Data to use:
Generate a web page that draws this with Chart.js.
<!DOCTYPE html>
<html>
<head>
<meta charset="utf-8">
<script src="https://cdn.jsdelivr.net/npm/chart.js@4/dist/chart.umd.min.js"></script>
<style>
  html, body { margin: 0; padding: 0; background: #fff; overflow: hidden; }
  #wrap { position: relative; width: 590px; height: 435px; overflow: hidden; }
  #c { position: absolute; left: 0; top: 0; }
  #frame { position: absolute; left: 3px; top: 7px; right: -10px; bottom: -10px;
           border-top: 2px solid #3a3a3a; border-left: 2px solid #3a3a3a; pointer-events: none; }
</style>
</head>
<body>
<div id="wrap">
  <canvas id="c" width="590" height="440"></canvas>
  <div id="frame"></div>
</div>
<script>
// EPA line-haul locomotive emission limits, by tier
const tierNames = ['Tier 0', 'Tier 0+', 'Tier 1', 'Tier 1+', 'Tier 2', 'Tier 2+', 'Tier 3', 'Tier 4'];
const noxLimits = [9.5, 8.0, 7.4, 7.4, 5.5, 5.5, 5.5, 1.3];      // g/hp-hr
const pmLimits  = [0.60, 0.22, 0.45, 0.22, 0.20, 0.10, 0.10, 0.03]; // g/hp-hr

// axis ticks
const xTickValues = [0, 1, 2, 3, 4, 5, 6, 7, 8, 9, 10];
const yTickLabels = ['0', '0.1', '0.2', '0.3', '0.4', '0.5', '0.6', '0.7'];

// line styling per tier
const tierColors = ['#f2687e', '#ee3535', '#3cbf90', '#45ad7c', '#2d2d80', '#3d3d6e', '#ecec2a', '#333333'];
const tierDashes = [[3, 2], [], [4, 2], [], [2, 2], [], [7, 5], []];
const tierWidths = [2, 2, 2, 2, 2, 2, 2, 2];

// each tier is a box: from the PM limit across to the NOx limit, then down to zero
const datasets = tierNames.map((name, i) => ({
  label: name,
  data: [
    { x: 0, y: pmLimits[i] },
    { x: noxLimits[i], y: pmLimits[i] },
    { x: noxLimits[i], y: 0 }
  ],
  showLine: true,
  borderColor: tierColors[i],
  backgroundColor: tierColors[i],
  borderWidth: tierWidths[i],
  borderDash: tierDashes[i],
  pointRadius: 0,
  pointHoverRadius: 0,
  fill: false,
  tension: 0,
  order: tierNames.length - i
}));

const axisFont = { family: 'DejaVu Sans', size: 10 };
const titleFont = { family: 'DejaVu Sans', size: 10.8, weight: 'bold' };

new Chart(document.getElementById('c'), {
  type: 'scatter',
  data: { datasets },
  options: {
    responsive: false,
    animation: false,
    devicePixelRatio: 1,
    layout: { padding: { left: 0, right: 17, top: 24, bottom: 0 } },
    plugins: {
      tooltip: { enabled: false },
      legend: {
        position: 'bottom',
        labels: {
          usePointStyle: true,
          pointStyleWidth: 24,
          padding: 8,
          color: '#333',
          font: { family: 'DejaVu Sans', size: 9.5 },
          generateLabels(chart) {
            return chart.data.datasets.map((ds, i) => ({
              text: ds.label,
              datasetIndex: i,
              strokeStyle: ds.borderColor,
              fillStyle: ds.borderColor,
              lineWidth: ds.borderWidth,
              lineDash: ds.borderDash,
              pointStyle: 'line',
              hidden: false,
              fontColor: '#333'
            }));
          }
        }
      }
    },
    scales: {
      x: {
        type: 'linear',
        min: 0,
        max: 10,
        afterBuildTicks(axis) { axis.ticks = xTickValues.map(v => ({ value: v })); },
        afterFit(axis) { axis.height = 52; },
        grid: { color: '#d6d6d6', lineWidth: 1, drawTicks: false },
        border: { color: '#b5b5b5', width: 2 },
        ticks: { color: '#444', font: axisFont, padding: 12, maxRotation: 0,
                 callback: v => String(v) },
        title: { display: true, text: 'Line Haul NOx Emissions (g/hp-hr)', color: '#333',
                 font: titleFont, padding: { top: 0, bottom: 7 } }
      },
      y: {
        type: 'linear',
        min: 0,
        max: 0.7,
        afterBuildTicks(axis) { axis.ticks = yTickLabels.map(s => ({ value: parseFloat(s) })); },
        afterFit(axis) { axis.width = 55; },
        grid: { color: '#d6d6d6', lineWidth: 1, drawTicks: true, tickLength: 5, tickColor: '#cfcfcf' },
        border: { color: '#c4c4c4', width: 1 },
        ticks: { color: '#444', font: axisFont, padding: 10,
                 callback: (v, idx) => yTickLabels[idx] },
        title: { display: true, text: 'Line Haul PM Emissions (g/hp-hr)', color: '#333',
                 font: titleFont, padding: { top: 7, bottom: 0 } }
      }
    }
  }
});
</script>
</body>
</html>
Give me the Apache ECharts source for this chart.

Directions for this task:
Here, the records must be output exactly and in full.

Written reply:
Generate a web page that draws this with Chart.js.
<!DOCTYPE html>
<html>
<head>
<meta charset="utf-8">
<script src="https://cdn.jsdelivr.net/npm/chart.js@4/dist/chart.umd.min.js"></script>
<style>
  html, body { margin: 0; padding: 0; background: #fff; overflow: hidden; }
  #wrap { position: relative; width: 590px; height: 435px; overflow: hidden; }
  #c { position: absolute; left: 0; top: 0; }
  #frame { position: absolute; left: 3px; top: 7px; right: -10px; bottom: -10px;
           border-top: 2px solid #3a3a3a; border-left: 2px solid #3a3a3a; pointer-events: none; }
</style>
</head>
<body>
<div id="wrap">
  <canvas id="c" width="590" height="440"></canvas>
  <div id="frame"></div>
</div>
<script>
// EPA line-haul locomotive emission limits, by tier
const tierNames = ['Tier 0', 'Tier 0+', 'Tier 1', 'Tier 1+', 'Tier 2', 'Tier 2+', 'Tier 3', 'Tier 4'];
const noxLimits = [9.5, 8.0, 7.4, 7.4, 5.5, 5.5, 5.5, 1.3];      // g/hp-hr
const pmLimits  = [0.60, 0.22, 0.45, 0.22, 0.20, 0.10, 0.10, 0.03]; // g/hp-hr

// axis ticks
const xTickValues = [0, 1, 2, 3, 4, 5, 6, 7, 8, 9, 10];
const yTickLabels = ['0', '0.1', '0.2', '0.3', '0.4', '0.5', '0.6', '0.7'];

// line styling per tier
const tierColors = ['#f2687e', '#ee3535', '#3cbf90', '#45ad7c', '#2d2d80', '#3d3d6e', '#ecec2a', '#333333'];
const tierDashes = [[3, 2], [], [4, 2], [], [2, 2], [], [7, 5], []];
const tierWidths = [2, 2, 2, 2, 2, 2, 2, 2];

// each tier is a box: from the PM limit across to the NOx limit, then down to zero
const datasets = tierNames.map((name, i) => ({
  label: name,
  data: [
    { x: 0, y: pmLimits[i] },
    { x: noxLimits[i], y: pmLimits[i] },
    { x: noxLimits[i], y: 0 }
  ],
  showLine: true,
  borderColor: tierColors[i],
  backgroundColor: tierColors[i],
  borderWidth: tierWidths[i],
  borderDash: tierDashes[i],
  pointRadius: 0,
  pointHoverRadius: 0,
  fill: false,
  tension: 0,
  order: tierNames.length - i
}));

const axisFont = { family: 'DejaVu Sans', size: 10 };
const titleFont = { family: 'DejaVu Sans', size: 10.8, weight: 'bold' };

new Chart(document.getElementById('c'), {
  type: 'scatter',
  data: { datasets },
  options: {
    responsive: false,
    animation: false,
    devicePixelRatio: 1,
    layout: { padding: { left: 0, right: 17, top: 24, bottom: 0 } },
    plugins: {
      tooltip: { enabled: false },
      legend: {
        position: 'bottom',
        labels: {
          usePointStyle: true,
          pointStyleWidth: 24,
          padding: 8,
          color: '#333',
          font: { family: 'DejaVu Sans', size: 9.5 },
          generateLabels(chart) {
            return chart.data.datasets.map((ds, i) => ({
              text: ds.label,
              datasetIndex: i,
              strokeStyle: ds.borderColor,
              fillStyle: ds.borderColor,
              lineWidth: ds.borderWidth,
              lineDash: ds.borderDash,
              pointStyle: 'line',
              hidden: false,
              fontColor: '#333'
            }));
          }
        }
      }
    },
    scales: {
      x: {
        type: 'linear',
        min: 0,
        max: 10,
        afterBuildTicks(axis) { axis.ticks = xTickValues.map(v => ({ value: v })); },
        afterFit(axis) { axis.height = 52; },
        grid: { color: '#d6d6d6', lineWidth: 1, drawTicks: false },
        border: { color: '#b5b5b5', width: 2 },
        ticks: { color: '#444', font: axisFont, padding: 12, maxRotation: 0,
                 callback: v => String(v) },
        title: { display: true, text: 'Line Haul NOx Emissions (g/hp-hr)', color: '#333',
                 font: titleFont, padding: { top: 0, bottom: 7 } }
      },
      y: {
        type: 'linear',
        min: 0,
        max: 0.7,
        afterBuildTicks(axis) { axis.ticks = yTickLabels.map(s => ({ value: parseFloat(s) })); },
        afterFit(axis) { axis.width = 55; },
        grid: { color: '#d6d6d6', lineWidth: 1, drawTicks: true, tickLength: 5, tickColor: '#cfcfcf' },
        border: { color: '#c4c4c4', width: 1 },
        ticks: { color: '#444', font: axisFont, padding: 10,
                 callback: (v, idx) => yTickLabels[idx] },
        title: { display: true, text: 'Line Haul PM Emissions (g/hp-hr)', color: '#333',
                 font: titleFont, padding: { top: 7, bottom: 0 } }
      }
    }
  }
});
</script>
</body>
</html>
Give me the Apache ECharts source for this chart.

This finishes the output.